SUPPLIED MATERIAL =>
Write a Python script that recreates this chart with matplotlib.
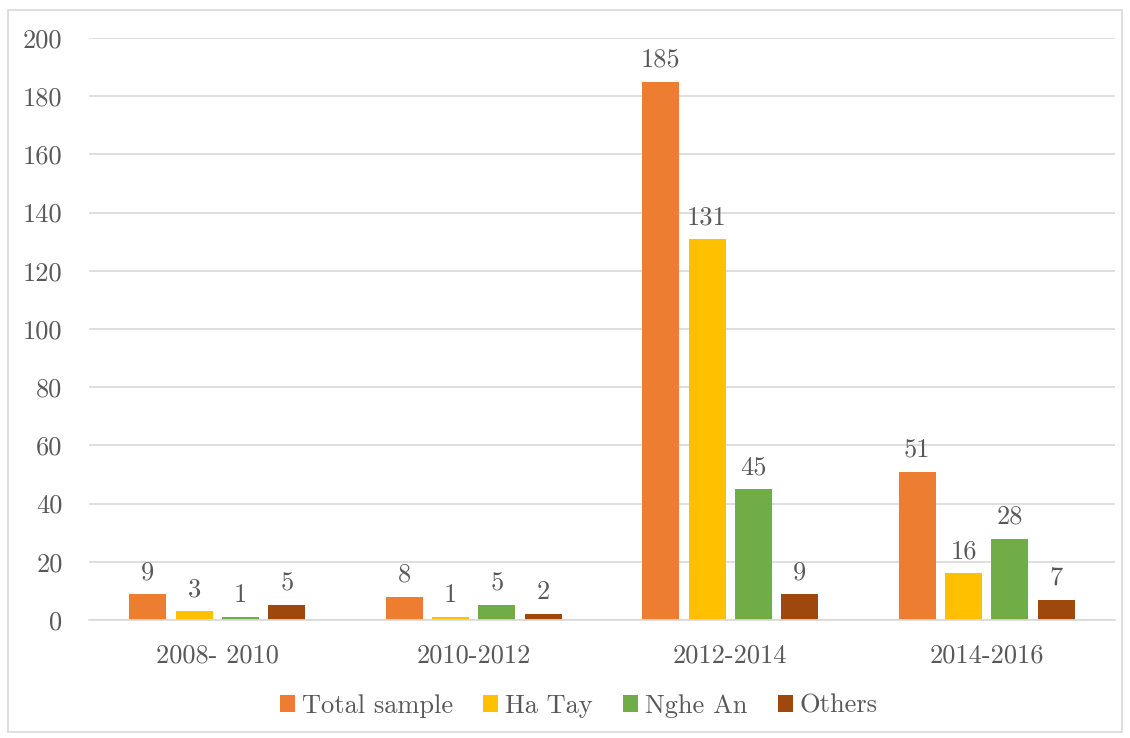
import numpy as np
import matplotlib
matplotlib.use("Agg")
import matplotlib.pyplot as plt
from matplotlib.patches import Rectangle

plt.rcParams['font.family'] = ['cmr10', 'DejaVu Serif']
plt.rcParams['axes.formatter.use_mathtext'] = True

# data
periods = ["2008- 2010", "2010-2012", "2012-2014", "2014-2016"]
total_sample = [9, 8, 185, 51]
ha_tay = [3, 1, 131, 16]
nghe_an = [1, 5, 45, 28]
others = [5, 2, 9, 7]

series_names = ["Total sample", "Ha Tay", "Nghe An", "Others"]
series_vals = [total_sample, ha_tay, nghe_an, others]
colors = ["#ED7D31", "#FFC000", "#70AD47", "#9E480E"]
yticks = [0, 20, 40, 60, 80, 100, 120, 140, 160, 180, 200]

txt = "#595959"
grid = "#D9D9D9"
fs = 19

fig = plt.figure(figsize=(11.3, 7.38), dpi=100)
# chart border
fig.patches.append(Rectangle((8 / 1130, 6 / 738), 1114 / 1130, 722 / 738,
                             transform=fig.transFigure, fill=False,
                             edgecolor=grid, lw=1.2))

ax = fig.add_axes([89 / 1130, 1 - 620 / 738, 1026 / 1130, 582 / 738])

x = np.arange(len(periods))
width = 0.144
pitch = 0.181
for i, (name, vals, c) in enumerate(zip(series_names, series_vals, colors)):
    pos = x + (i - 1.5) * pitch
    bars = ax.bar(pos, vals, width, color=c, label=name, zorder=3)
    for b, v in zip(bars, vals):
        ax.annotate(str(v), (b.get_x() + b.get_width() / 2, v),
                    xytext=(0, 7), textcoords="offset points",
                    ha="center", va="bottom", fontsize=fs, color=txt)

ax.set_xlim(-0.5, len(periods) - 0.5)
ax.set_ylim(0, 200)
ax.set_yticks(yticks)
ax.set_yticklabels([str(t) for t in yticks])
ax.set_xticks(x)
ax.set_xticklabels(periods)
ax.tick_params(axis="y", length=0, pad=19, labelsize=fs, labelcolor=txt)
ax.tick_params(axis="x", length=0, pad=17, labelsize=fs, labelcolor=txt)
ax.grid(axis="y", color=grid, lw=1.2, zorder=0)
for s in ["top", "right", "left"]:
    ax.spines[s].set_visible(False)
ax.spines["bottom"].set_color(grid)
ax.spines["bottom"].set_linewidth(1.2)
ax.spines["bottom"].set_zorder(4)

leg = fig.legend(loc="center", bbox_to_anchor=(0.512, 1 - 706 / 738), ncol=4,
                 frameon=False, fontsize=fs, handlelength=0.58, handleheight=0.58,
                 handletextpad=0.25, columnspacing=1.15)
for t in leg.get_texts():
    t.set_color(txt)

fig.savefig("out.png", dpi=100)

THE TASK => Set the listing down in full and exactly. Pictures within it should not appear in the copy.

CORRECT ANSWER =>
Write a Python script that recreates this chart with matplotlib.
import numpy as np
import matplotlib
matplotlib.use("Agg")
import matplotlib.pyplot as plt
from matplotlib.patches import Rectangle

plt.rcParams['font.family'] = ['cmr10', 'DejaVu Serif']
plt.rcParams['axes.formatter.use_mathtext'] = True

# data
periods = ["2008- 2010", "2010-2012", "2012-2014", "2014-2016"]
total_sample = [9, 8, 185, 51]
ha_tay = [3, 1, 131, 16]
nghe_an = [1, 5, 45, 28]
others = [5, 2, 9, 7]

series_names = ["Total sample", "Ha Tay", "Nghe An", "Others"]
series_vals = [total_sample, ha_tay, nghe_an, others]
colors = ["#ED7D31", "#FFC000", "#70AD47", "#9E480E"]
yticks = [0, 20, 40, 60, 80, 100, 120, 140, 160, 180, 200]

txt = "#595959"
grid = "#D9D9D9"
fs = 19

fig = plt.figure(figsize=(11.3, 7.38), dpi=100)
# chart border
fig.patches.append(Rectangle((8 / 1130, 6 / 738), 1114 / 1130, 722 / 738,
                             transform=fig.transFigure, fill=False,
                             edgecolor=grid, lw=1.2))

ax = fig.add_axes([89 / 1130, 1 - 620 / 738, 1026 / 1130, 582 / 738])

x = np.arange(len(periods))
width = 0.144
pitch = 0.181
for i, (name, vals, c) in enumerate(zip(series_names, series_vals, colors)):
    pos = x + (i - 1.5) * pitch
    bars = ax.bar(pos, vals, width, color=c, label=name, zorder=3)
    for b, v in zip(bars, vals):
        ax.annotate(str(v), (b.get_x() + b.get_width() / 2, v),
                    xytext=(0, 7), textcoords="offset points",
                    ha="center", va="bottom", fontsize=fs, color=txt)

ax.set_xlim(-0.5, len(periods) - 0.5)
ax.set_ylim(0, 200)
ax.set_yticks(yticks)
ax.set_yticklabels([str(t) for t in yticks])
ax.set_xticks(x)
ax.set_xticklabels(periods)
ax.tick_params(axis="y", length=0, pad=19, labelsize=fs, labelcolor=txt)
ax.tick_params(axis="x", length=0, pad=17, labelsize=fs, labelcolor=txt)
ax.grid(axis="y", color=grid, lw=1.2, zorder=0)
for s in ["top", "right", "left"]:
    ax.spines[s].set_visible(False)
ax.spines["bottom"].set_color(grid)
ax.spines["bottom"].set_linewidth(1.2)
ax.spines["bottom"].set_zorder(4)

leg = fig.legend(loc="center", bbox_to_anchor=(0.512, 1 - 706 / 738), ncol=4,
                 frameon=False, fontsize=fs, handlelength=0.58, handleheight=0.58,
                 handletextpad=0.25, columnspacing=1.15)
for t in leg.get_texts():
    t.set_color(txt)

fig.savefig("out.png", dpi=100)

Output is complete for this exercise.